Let $T:X\to X $ and $S:Y \to Y$ be continuous maps defined on compact sets. Let $$\varphi_i(\mu,\nu)=\int_{X \times Y} A_i(x,y) d\mu(x) d\nu(y)\;\;\mbox{for} \;\; i=1,2,$$ where $\mu$ is $T$-invariant and $\nu$ is $S$-invariant, be {\it pay-off functions} for a game (in the usual sense of game theory) between players that have the set of invariant measures for $T$ (player 1) and $S$ (player 2) as possible {\it strategies}. Our goal here is to establish the notion of Nash equilibrium point for the game defined by this pay-offs and strategies. The main tools came from ergodic optimization (as we are optimizing over the set of invariant measures) or thermodynamic formalism (when we add to the integrals above the entropy of measures in order to define a second case to be explored). Both cases are ergodic versions of non-cooperative games.
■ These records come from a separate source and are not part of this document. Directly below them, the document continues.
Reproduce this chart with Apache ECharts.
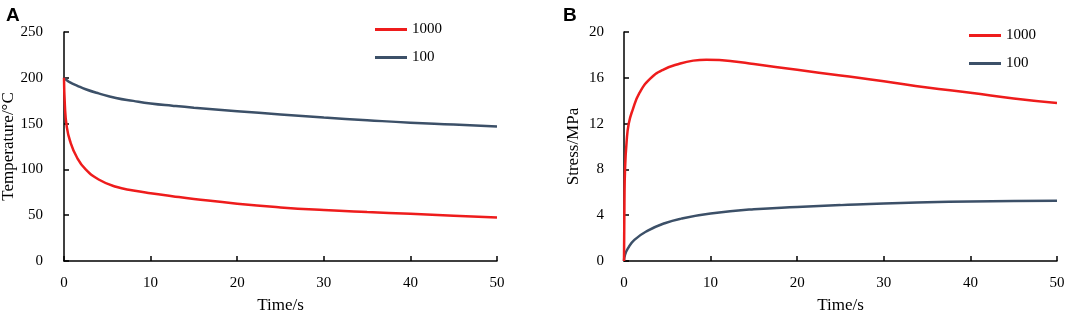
<!DOCTYPE html>
<html lang="en">
<head>
    <meta charset="UTF-8">
    <title>Temperature and stress</title>
    <style>
        html, body { margin: 0; padding: 0; background: #fff; }
        #container { width: 1065px; height: 310px; }
    </style>
</head>
<body>
    <div id="container"></div>
    <script src="https://cdn.jsdelivr.net/npm/echarts@6/dist/echarts.min.js"></script>
    <script>
        var ec = echarts.init(document.querySelector('#container'));

        // Panel A: temperature (°C) vs time (s)
        var tempTime = [0, 0.1, 0.3, 0.7, 1.5, 2.5, 4, 6, 8, 10, 12.5, 15, 20, 25, 30, 35, 40, 45, 50];
        var temp1000 = [200, 170, 148, 131, 113, 100, 89, 81, 77, 74, 70.8, 67.8, 62.5, 58.5, 55.6, 53.4, 51.5, 49.5, 47.6];
        var temp100 = [200, 199, 197.5, 195, 191.5, 187.5, 183, 178, 174.8, 172, 169.5, 167.3, 163.5, 160, 156.6, 153.7, 151, 149, 146.8];

        // Panel B: stress (MPa) vs time (s)
        var stressTime1000 = [0, 0.05, 0.12, 0.3, 0.55, 1, 1.8, 3, 4.5, 6.5, 8, 9.5, 11, 12.5, 15, 20, 25, 30, 35, 40, 45, 50];
        var stress1000 = [0, 5, 8, 10.4, 12, 13.2, 14.7, 15.9, 16.7, 17.25, 17.5, 17.58, 17.55, 17.45, 17.2, 16.7, 16.2, 15.7, 15.15, 14.7, 14.2, 13.8];
        var stressTime100 = [0, 0.1, 0.45, 1.2, 2.75, 4.7, 6.6, 10, 15, 20, 25, 30, 35, 40, 45, 50];
        var stress100 = [0, 0.5, 1.1, 1.85, 2.65, 3.3, 3.7, 4.14, 4.52, 4.72, 4.88, 5.03, 5.13, 5.2, 5.23, 5.26];

        var seriesNames = ['1000', '100'];
        var seriesColors = ['#ee1c1c', '#3c5068'];

        function pairs(xs, ys) {
            return xs.map(function (x, i) { return [x, ys[i]]; });
        }

        var font = 'Liberation Serif';
        var axisLine = { show: true, lineStyle: { color: '#000', width: 1.5 } };
        var axisTick = { show: true, inside: true, length: 5, lineStyle: { color: '#000', width: 1.5 } };

        function xAxis(idx) {
            return {
                type: 'value', gridIndex: idx, min: 0, max: 50, interval: 10,
                name: 'Time/s', nameLocation: 'middle', nameGap: 36,
                nameTextStyle: { fontFamily: font, fontSize: 17, color: '#000' },
                axisLine: axisLine, axisTick: axisTick, splitLine: { show: false },
                axisLabel: { fontFamily: font, fontSize: 15, color: '#000', margin: 15 }
            };
        }

        function yAxis(idx, max, interval, name, gap, margin) {
            return {
                type: 'value', gridIndex: idx, min: 0, max: max, interval: interval,
                name: name, nameLocation: 'middle', nameGap: gap, nameRotate: 90,
                nameTextStyle: { fontFamily: font, fontSize: 17, color: '#000' },
                axisLine: axisLine, axisTick: axisTick, splitLine: { show: false },
                axisLabel: { fontFamily: font, fontSize: 15, color: '#000', margin: margin }
            };
        }

        function line(name, color, idx, data) {
            return {
                name: name, type: 'line', xAxisIndex: idx, yAxisIndex: idx,
                data: data, smooth: 0.5, showSymbol: false, symbol: 'none',
                lineStyle: { color: color, width: 2.5 }, itemStyle: { color: color },
                z: name === '1000' ? 3 : 2
            };
        }

        function legend(left, top) {
            return {
                orient: 'vertical', left: left, top: top, padding: 0,
                data: seriesNames, icon: 'rect', itemWidth: 32, itemHeight: 3, itemGap: 13,
                textStyle: { fontFamily: font, fontSize: 15, color: '#000' },
                selectedMode: false
            };
        }

        var option = {
            backgroundColor: '#fff',
            animation: false,
            title: [
                { text: 'A', left: 1, top: 1, textStyle: { fontFamily: 'Liberation Sans', fontWeight: 'bold', fontSize: 19, color: '#000' } },
                { text: 'B', left: 558, top: 1, textStyle: { fontFamily: 'Liberation Sans', fontWeight: 'bold', fontSize: 19, color: '#000' } }
            ],
            legend: [legend(375, 22), legend(969, 28)],
            grid: [
                { left: 64, right: 568, top: 32, bottom: 49, outerBoundsMode: 'none' },
                { left: 624, right: 8, top: 32, bottom: 49, outerBoundsMode: 'none' }
            ],
            xAxis: [xAxis(0), xAxis(1)],
            yAxis: [
                yAxis(0, 250, 50, 'Temperature/\u00b0C', 45, 21),
                yAxis(1, 20, 4, 'Stress/MPa', 42, 20)
            ],
            series: [
                line(seriesNames[0], seriesColors[0], 0, pairs(tempTime, temp1000)),
                line(seriesNames[1], seriesColors[1], 0, pairs(tempTime, temp100)),
                line(seriesNames[0], seriesColors[0], 1, pairs(stressTime1000, stress1000)),
                line(seriesNames[1], seriesColors[1], 1, pairs(stressTime100, stress100))
            ]
        };
        ec.setOption(option);
    </script>
</body>
</html>
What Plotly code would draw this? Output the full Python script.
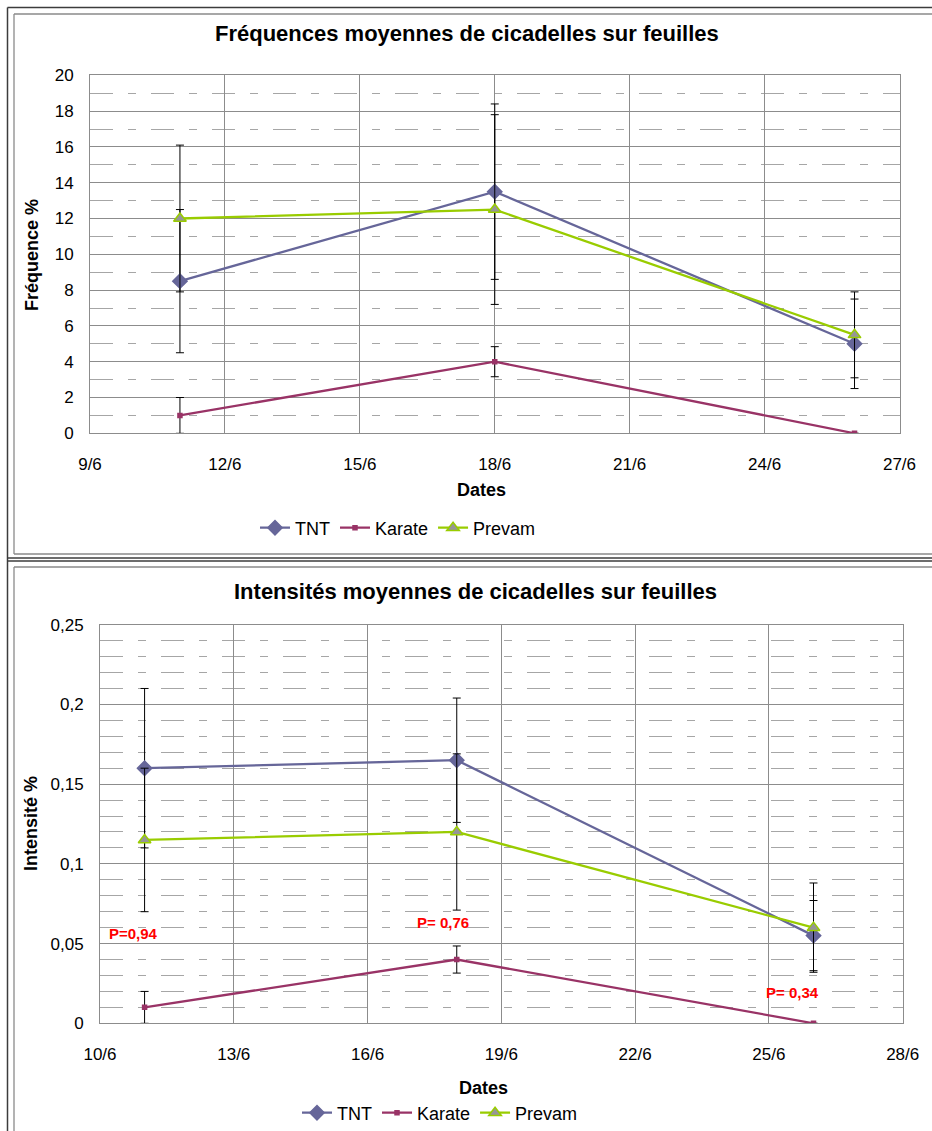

We show the existence of Nash equilibrium points with two independent arguments. One of the arguments works for the case with entropy, and uses only tools of thermodynamical formalism, while the other, that works in the case without entropy but can be adapted to deal with both cases, uses the Kakutani fixed point theorem. 

We also present examples and briefly discuss uniqueness (or lack of uniqueness). In the end we present a different example where players are allowed to collaborate. This final example show connections between cooperative games and ergodic transport.